They have talked for a long time about measuring exhaust emissions and setting levels below which you can’t pass your Warrant of Fitness tests, but that still hasn’t come in. Of course that doesn’t generate significant revenue and the NZ Government has just announced a significant budget deficit, not that these 2 things are in any way related. I’ve also noticed that many of the ‘greenies’ drive diesel cars that blow black smoke and are often covered with soot, as are many of the buses I follow on the motorways. I suspect that the black soot on the bus I saw recently covering an advertisement on the back of a bus which said “we are drivers too” is a carbon waste product.

Currently, according to Caltex NZ, 41.6% of the price we pay for petrol in NZ is tax, so why not just round it up to an even 50%? The story was good though and I was impressed with Caltex’s excellent suggestions on how to use less fuel, some of them are very good. I suspect though that most people will continue their normal lifestyle. It’s like the old story of putting a frog in a pot of warm water and bringing it to boil slowly. We still love our big cars and we want to enjoy the great outdoors which is why many of us love in New Zealand.

The thing that amazes me is that we are still so slow with introducing alternative fuel engines. Toyota and Honda have done very well with Hybrid engines and they can’t seem to get enough to meet demand. Maybe the government should do something to encourage these vehicles and lower the import taxes on them. It’s yet another example of why the things that are good for you cost so much more. Give businesses in the cities an incetive to buy Smart Cars, but of course we have a problem with renewable energy as well, especially after a long dry summer. But wait, what about solar power? This is another tangent, but I read a couple of years ago about people in the USA getting major rebates for installing solar energy in their homes, plus the ability to sell their surplus power into the grid. We have certainly had more than enough sun this year, well actually I wouldn’t mind if it lasted all year round, but the point is we aren’t harnessing it and we aren’t offering people an incentive to help with the cost of making it happen.

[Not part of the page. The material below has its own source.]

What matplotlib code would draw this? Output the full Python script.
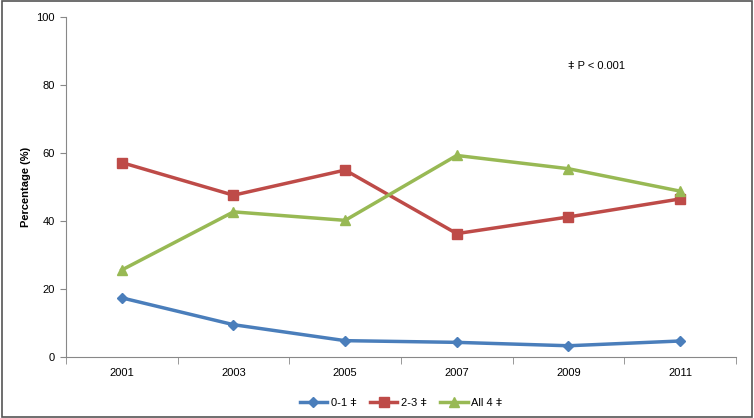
import numpy as np
import matplotlib.pyplot as plt
from matplotlib.patches import Rectangle

# =====================================
# DATA
# =====================================

years = ["2001", "2003", "2005", "2007", "2009", "2011"]

pct_01 = [17.4, 9.5, 4.8, 4.3, 3.3, 4.7]
pct_23 = [57.2, 47.6, 55.0, 36.3, 41.2, 46.5]
pct_all4 = [25.6, 42.7, 40.2, 59.3, 55.4, 48.8]

series_labels = ["0-1 \u01c2", "2-3 \u01c2", "All 4 \u01c2"]

# =====================================
# PLOT
# =====================================

plt.rcParams['font.family'] = ['Liberation Sans', 'DejaVu Sans']

fig = plt.figure(figsize=(7.54, 4.18), dpi=100)
ax = fig.add_axes([0.0875, 0.146, 0.8885, 0.813])

x = np.arange(len(years))
ax.plot(x, pct_01, color="#4A7EBB", lw=2.5, marker="D", ms=5.5, label=series_labels[0])
ax.plot(x, pct_23, color="#BE4B48", lw=2.5, marker="s", ms=6.5, label=series_labels[1])
ax.plot(x, pct_all4, color="#98B954", lw=2.5, marker="^", ms=7.5, label=series_labels[2])

ax.set_xlim(-0.5, len(years) - 0.5)
ax.set_ylim(0, 100)
ax.set_yticks(np.arange(0, 101, 20))
ax.set_xticks(x)
ax.set_xticklabels(years)
ax.set_xticks(np.arange(-0.5, len(years), 1), minor=True)
ax.tick_params(axis="x", which="major", length=0, pad=8, labelsize=8)
ax.tick_params(axis="x", which="minor", length=5, color="#888888")
ax.tick_params(axis="y", length=4, color="#888888", labelsize=8, pad=4)

for s in ["top", "right"]:
    ax.spines[s].set_visible(False)
for s in ["left", "bottom"]:
    ax.spines[s].set_color("#888888")

ax.set_ylabel("Percentage (%)", fontsize=8, fontweight="bold", labelpad=4)

ax.text(4.0, 85.5, "\u01c2 P < 0.001", fontsize=8, va="center", ha="left")

ax.legend(loc="upper center", bbox_to_anchor=(0.5, -0.09), ncol=3, frameon=False,
          fontsize=8, handlelength=2.5, columnspacing=1.2, handletextpad=0.3)

fig.patches.append(Rectangle((0.002, 0.003), 0.996, 0.994, transform=fig.transFigure,
                             fill=False, edgecolor="#555555", lw=1.2))

plt.savefig("out.png", dpi=100)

So, we continue to encourage the use of fossil fuels (yes I know we are starting to include small amounts of biofuel into the mix, but all that will do at this stage is allow the oil to last a little longer. We know oil is a finite resource and once we have run out and the Middle East has caved in, what then? My prediction based on current consumption is that fuel will become incredibally scarce, travel and tourism will become incredibly expensive and this could have a disastrous effect on economies like ours.

So lets see what happens. Petrol prices go up because of oil scarcity, whether through resource depletion or through wars and terrorism. Oil prices also go up because of carbon taxes as oil companies have to buy carbon credits to meet their obligations. Taxes go up because they are based on a percentage of the price, whether through excise, GST, carbon, road user and others. The cost of living goes up because this impacts on everything we do, all goods and services involve transport. Domestic tourism and entertainment will suffer as people decide it costs to much to go anywhere. We all become a nation of obese couch potatoes because it’s cheaper to sit at home to watch sport or cable TV instead of going out and getting some exercise.

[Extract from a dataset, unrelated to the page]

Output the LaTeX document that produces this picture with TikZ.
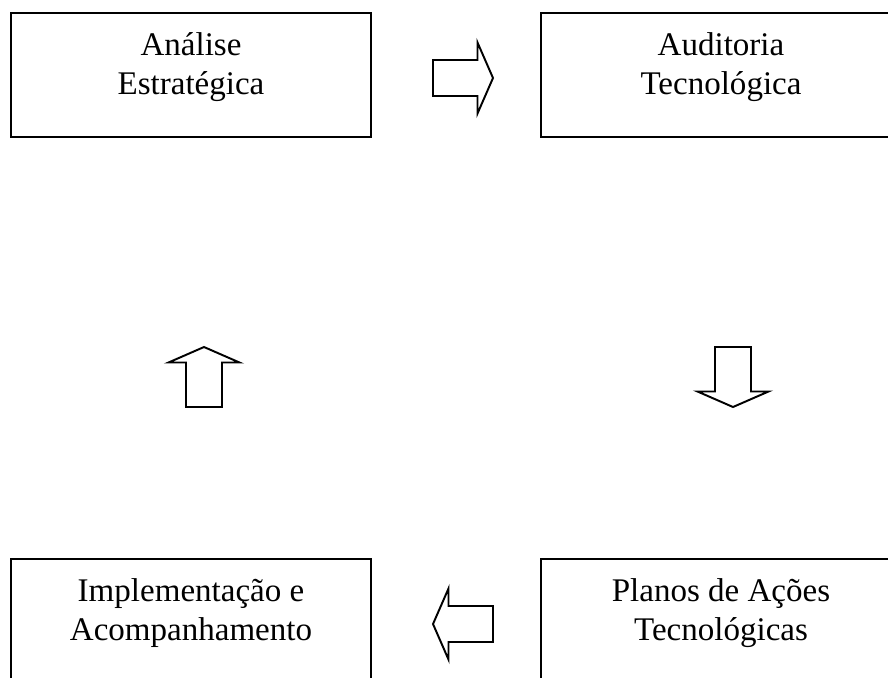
\documentclass[tikz,border=0pt]{standalone}
\usepackage{fontspec}
\setmainfont{Liberation Serif}
\usetikzlibrary{calc}

\begin{document}
\begin{tikzpicture}[x=0.02cm,y=-0.02cm,
  procbox/.style={draw,line width=1pt,minimum width=7.2cm,minimum height=2.48cm,inner sep=0pt},
  boxtext/.style={anchor=north,align=center,inner sep=0pt,
    font=\fontsize{18.8pt}{22.2pt}\selectfont},
  blockarrow/.pic={
    \draw[line width=1.1pt] (-30,-18) -- (14.5,-18) -- (14.5,-35.5) -- (30,0)
      -- (14.5,35.5) -- (14.5,18) -- (-30,18) -- cycle;}]
  \useasboundingbox (0,0) rectangle (888,677);
  \clip (0,0) rectangle (888,677);
  % the four stages (right and bottom ones run off the page)
  \node[procbox] (analise) at (191,75) {};
  \node[procbox] (auditoria) at (721,75) {};
  \node[procbox] (planos) at (721,621) {};
  \node[procbox] (implementacao) at (191,621) {};
  \node[boxtext] (analiseTxt) at ($(analise.north)+(0,20.5)$) {Análise\\Estratégica};
  \node[boxtext] (auditoriaTxt) at ($(auditoria.north)+(0,20.5)$) {Auditoria\\Tecnológica};
  \node[boxtext] (planosTxt) at ($(planos.north)+(0,20.5)$) {Planos de Ações\\Tecnológicas};
  \node[boxtext] (implementacaoTxt) at ($(implementacao.north)+(0,20.5)$) {Implementação e\\Acompanhamento};
  % block arrows of the cycle
  \pic at (463,78) {blockarrow};
  \pic[rotate=-90] at (733,377) {blockarrow};
  \pic[rotate=180] at (463,624) {blockarrow};
  \pic[rotate=90] at (204,377) {blockarrow};
\end{tikzpicture}
\end{document}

One day it will be too prohibitive to go anywhere except for special occassions and we will we end up living virtual lives, never leaving our homes at all.

Actually I wouldn’t mind the carbon tax if it was used on R & D for alteratives, for incentives for people to develop and commercialise alternative fuels and engines to run on them. The whole concept of carbon taxes seems to be punitive instead of constructive. What happened to Kiwi innovation? We’re still patting ourselves on the backs for inventing number 8 fencing wire, Hamilton jets and bungee jumping. Let’s pay people for coming up with new renewable energy resources instead of punishing people for using the only resources they have available to them, there’s a novel idea? There might even be international carbon credits in it.